Japanese electronics retailer Bic Camera, US membership-only retail warehouse Sam’s Club and French retailer Carrefour are among those to have recently adopted its ESL products, E Ink said.
E Ink maintains its view that this year would see revenue improve, but the rate would fall behind its ambitious target, Lee said, citing the US-China trade dispute and its effect on world economic growth and consumer consumption.
The Hsinchu-based company has ESL as its second growth driver, as its core e-reader business is expected to stagnate before its full-color e-paper displays become commercial, E Ink said.
Robust demand for ESL in the first quarter helped lift gross margin to 42.4 percent, compared with 38.3 percent in the same period last year, E Ink said.
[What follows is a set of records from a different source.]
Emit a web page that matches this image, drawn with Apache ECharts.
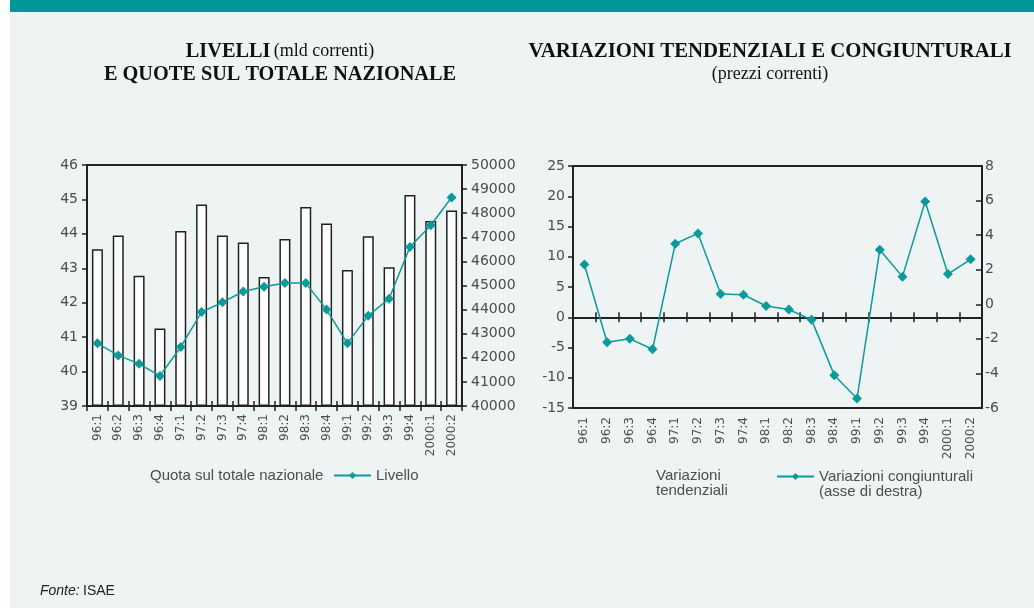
<!DOCTYPE html>
<html>
<head>
<meta charset="utf-8">
<script src="https://cdn.jsdelivr.net/npm/echarts@6/dist/echarts.min.js"></script>
<style>
  html, body { margin: 0; padding: 0; background: #fff; }
  #main { width: 1034px; height: 608px; }
</style>
</head>
<body>
<div id="main"></div>
<script>
// dati
const categories = ['96:1', '96:2', '96:3', '96:4', '97:1', '97:2', '97:3', '97:4', '98:1',
  '98:2', '98:3', '98:4', '99:1', '99:2', '99:3', '99:4', '2000:1', '2000:2'];
const quota = [43.55, 43.95, 42.78, 41.25, 44.08, 44.85, 43.95, 43.75, 42.75,
  43.85, 44.78, 44.3, 42.95, 43.93, 43.03, 45.13, 44.37, 44.68];
const livello = [42600, 42100, 41750, 41250, 42450, 43900, 44300, 44750, 44950,
  45100, 45100, 44000, 42600, 43750, 44450, 46600, 47500, 48650];
const tendenziali = []; // nessun valore visibile nel grafico
const congiunturali = [2.3, -2.2, -2.0, -2.6, 3.5, 4.1, 0.6, 0.55, -0.1,
  -0.3, -0.9, -4.1, -5.45, 3.15, 1.6, 5.95, 1.75, 2.6];

const teal = '#0a9a9c';
const ink = '#222';
const labelColor = '#4d4d4d';
const sans = 'DejaVu Sans';
const legendFont = 'Liberation Sans';

const labelY = { color: labelColor, fontFamily: sans, fontSize: 14, formatter: v => String(v) };
const labelX = { color: labelColor, fontFamily: sans, fontSize: 12, rotate: 90, margin: 8, interval: 0 };
const tickStyle = { color: ink, width: 1.5 };

function catAxis(grid, extra) {
  return Object.assign({
    type: 'category', gridIndex: grid, data: categories, boundaryGap: true,
    position: 'bottom',
    axisLine: { show: true, onZero: false, lineStyle: { color: ink, width: 2 } },
    axisTick: { show: true, length: 5, interval: 0, lineStyle: tickStyle },
    axisLabel: { show: false, interval: 0 },
    splitLine: { show: false }
  }, extra);
}

function valAxis(grid, pos, min, max, step, extra) {
  return Object.assign({
    type: 'value', gridIndex: grid, position: pos, min: min, max: max, interval: step,
    axisLine: { show: true, lineStyle: { color: ink, width: 2 } },
    axisTick: { show: true, length: 5, lineStyle: tickStyle },
    axisLabel: Object.assign({ margin: 9 }, labelY),
    splitLine: { show: false }
  }, extra);
}

const legendText = { fontFamily: legendFont, fontSize: 15, color: labelColor };

const option = {
  backgroundColor: '#fff',
  animation: false,
  graphic: [
    { type: 'rect', shape: { x: 10, y: 0, width: 1024, height: 12 }, style: { fill: '#00979a' }, z: -10 },
    { type: 'rect', shape: { x: 10, y: 12, width: 1024, height: 596 }, style: { fill: '#eef4f4' }, z: -10 },
    {
      type: 'text', x: 280, y: 40,
      style: {
        text: '{b|LIVELLI} {n|(mld correnti)}\n{b|E QUOTE SUL TOTALE NAZIONALE}',
        align: 'center', verticalAlign: 'top', fill: '#111',
        rich: {
          b: { fontFamily: 'Liberation Serif', fontSize: 20.3, fontWeight: 'bold', lineHeight: 23, fill: '#111' },
          n: { fontFamily: 'Liberation Serif', fontSize: 18, lineHeight: 23, fill: '#111' }
        }
      }
    },
    {
      type: 'text', x: 770, y: 40,
      style: {
        text: '{b|VARIAZIONI TENDENZIALI E CONGIUNTURALI}\n{n|(prezzi correnti)}',
        align: 'center', verticalAlign: 'top', fill: '#111',
        rich: {
          b: { fontFamily: 'Liberation Serif', fontSize: 20.8, fontWeight: 'bold', lineHeight: 23, fill: '#111', align: 'center' },
          n: { fontFamily: 'Liberation Serif', fontSize: 18, lineHeight: 23, fill: '#111', align: 'center' }
        }
      }
    },
    {
      type: 'text', x: 40, y: 584,
      style: {
        text: '{i|Fonte:} {n|ISAE}',
        rich: {
          i: { fontFamily: legendFont, fontSize: 14, fontStyle: 'italic', fill: '#222' },
          n: { fontFamily: legendFont, fontSize: 14, fill: '#222' }
        }
      }
    }
  ],
  grid: [
    { left: 87, right: 572, top: 165, bottom: 202, show: true, borderColor: ink, borderWidth: 2, outerBoundsMode: 'none' },
    { left: 573, right: 52, top: 166, bottom: 200, show: true, borderColor: ink, borderWidth: 2, outerBoundsMode: 'none' }
  ],
  legend: [
    {
      data: [{ name: 'Quota sul totale nazionale', icon: 'none' }],
      left: 140, top: 463, itemWidth: 0, itemHeight: 9, textStyle: legendText
    },
    {
      data: ['Livello'], left: 328, top: 463, itemWidth: 37, itemHeight: 9, textStyle: legendText
    },
    {
      data: [{ name: 'Variazioni tendenziali', icon: 'none' }],
      left: 646, top: 463, itemWidth: 0, itemHeight: 9,
      formatter: function () { return 'Variazioni\ntendenziali'; },
      textStyle: Object.assign({ lineHeight: 15 }, legendText)
    },
    {
      data: ['Variazioni congiunturali (asse di destra)'], left: 771, top: 449, itemWidth: 37, itemHeight: 9,
      // riga vuota in testa: il simbolo resta all'altezza della prima riga di testo
      formatter: function () { return ' \nVariazioni congiunturali\n(asse di destra)'; },
      textStyle: Object.assign({ lineHeight: 15 }, legendText)
    }
  ],
  xAxis: [
    // grafico di sinistra
    catAxis(0, { axisLabel: labelX }),
    catAxis(0, { axisLine: { show: false, onZero: false }, axisTick: { show: true, inside: true, length: 5, interval: 0, lineStyle: tickStyle } }),
    // grafico di destra: linea sullo zero, etichette in basso
    catAxis(1, { axisLine: { show: true, onZero: true, onZeroAxisIndex: 2, lineStyle: { color: ink, width: 2 } } }),
    catAxis(1, { axisLine: { show: false, onZero: true, onZeroAxisIndex: 2 }, axisTick: { show: true, inside: true, length: 5, interval: 0, lineStyle: tickStyle } }),
    catAxis(1, { axisTick: { show: false }, axisLabel: Object.assign({}, labelX, { margin: 9 }) })
  ],
  yAxis: [
    valAxis(0, 'left', 39, 46, 1, { startValue: 39 }),
    valAxis(0, 'right', 40000, 50000, 1000),
    valAxis(1, 'left', -15, 25, 5, { axisLabel: Object.assign({ margin: 8 }, labelY) }),
    valAxis(1, 'right', -6, 8, 2, {
      axisTick: { show: true, inside: true, length: 6, lineStyle: tickStyle },
      axisLabel: Object.assign({ margin: 3 }, labelY)
    })
  ],
  series: [
    {
      name: 'Quota sul totale nazionale', type: 'bar', xAxisIndex: 0, yAxisIndex: 0,
      data: quota, barWidth: 11,
      itemStyle: { color: '#fff', borderColor: ink, borderWidth: 1.5 }
    },
    {
      name: 'Livello', type: 'line', xAxisIndex: 0, yAxisIndex: 1, data: livello,
      symbol: 'diamond', symbolSize: 10, z: 5,
      lineStyle: { color: teal, width: 1.5 }, itemStyle: { color: teal }
    },
    {
      name: 'Variazioni tendenziali', type: 'bar', xAxisIndex: 2, yAxisIndex: 2,
      data: tendenziali, itemStyle: { color: '#fff', borderColor: ink }
    },
    {
      name: 'Variazioni congiunturali (asse di destra)', type: 'line', xAxisIndex: 2, yAxisIndex: 3,
      data: congiunturali, symbol: 'diamond', symbolSize: 10, z: 5,
      lineStyle: { color: teal, width: 1.5 }, itemStyle: { color: teal }
    }
  ]
};

const chart = echarts.init(document.getElementById('main'));
chart.setOption(option);
</script>
</body>
</html>
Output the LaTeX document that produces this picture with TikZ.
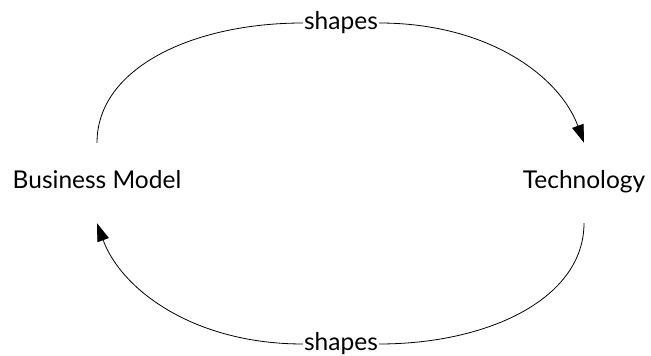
\documentclass[tikz,border=0pt]{standalone}
\usepackage{fontspec}
\setmainfont{Lato}
\usetikzlibrary{arrows.meta}
\begin{document}
\begin{tikzpicture}[x=1pt,y=1pt,
  concept/.style={font=\fontsize{24.5}{28}\selectfont, anchor=base, inner sep=0pt,
    text height=46pt, text depth=34pt},
  lbl/.style={font=\fontsize{24.5}{28}\selectfont, inner xsep=1pt, inner ysep=0pt},
  flow/.style={line width=0.8pt},
  tip/.style={-{Triangle[length=18pt,width=12pt]}}]
\useasboundingbox (0,0) rectangle (651,356);
\node[concept] (bm) at (97,167) {Business Model};
\node[concept] (tech) at (584,167) {Technology};
\node[lbl] (s1) at (341,333) {shapes};
\node[lbl] (s2) at (341,12) {shapes};
\draw[flow] (bm.north) .. controls +(90:75) and +(180:110) .. (s1.west);
\draw[flow,tip] (s1.east) .. controls +(0:110) and +(110:70) .. (tech.north);
\draw[flow] (tech.south) .. controls +(-90:75) and +(0:110) .. (s2.east);
\draw[flow,tip] (s2.west) .. controls +(180:110) and +(-70:70) .. (bm.south);
\end{tikzpicture}
\end{document}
Revenue rose 2 percent to NT$2.96 billion (US$93.64 million) last quarter from the same period last year.
Net profits increased to NT$438 million in the quarter ended March 31 from NT$41 million a year earlier, while operating losses were NT$107 million from NT$264 million in the first quarter last year.
Royalty income, an important pillar of E Ink’s income, rose 0.6 percent to NT$449 million last quarter from NT$446 million a year earlier.
Royalty income is expected to fall by a single-digit percentage year-on-year this year, with the decline to extend into the next two or three years, as smartphone makers are moving from traditional LCD panels to better-definition organic light-emitting diode (OLED) panels, Lee said.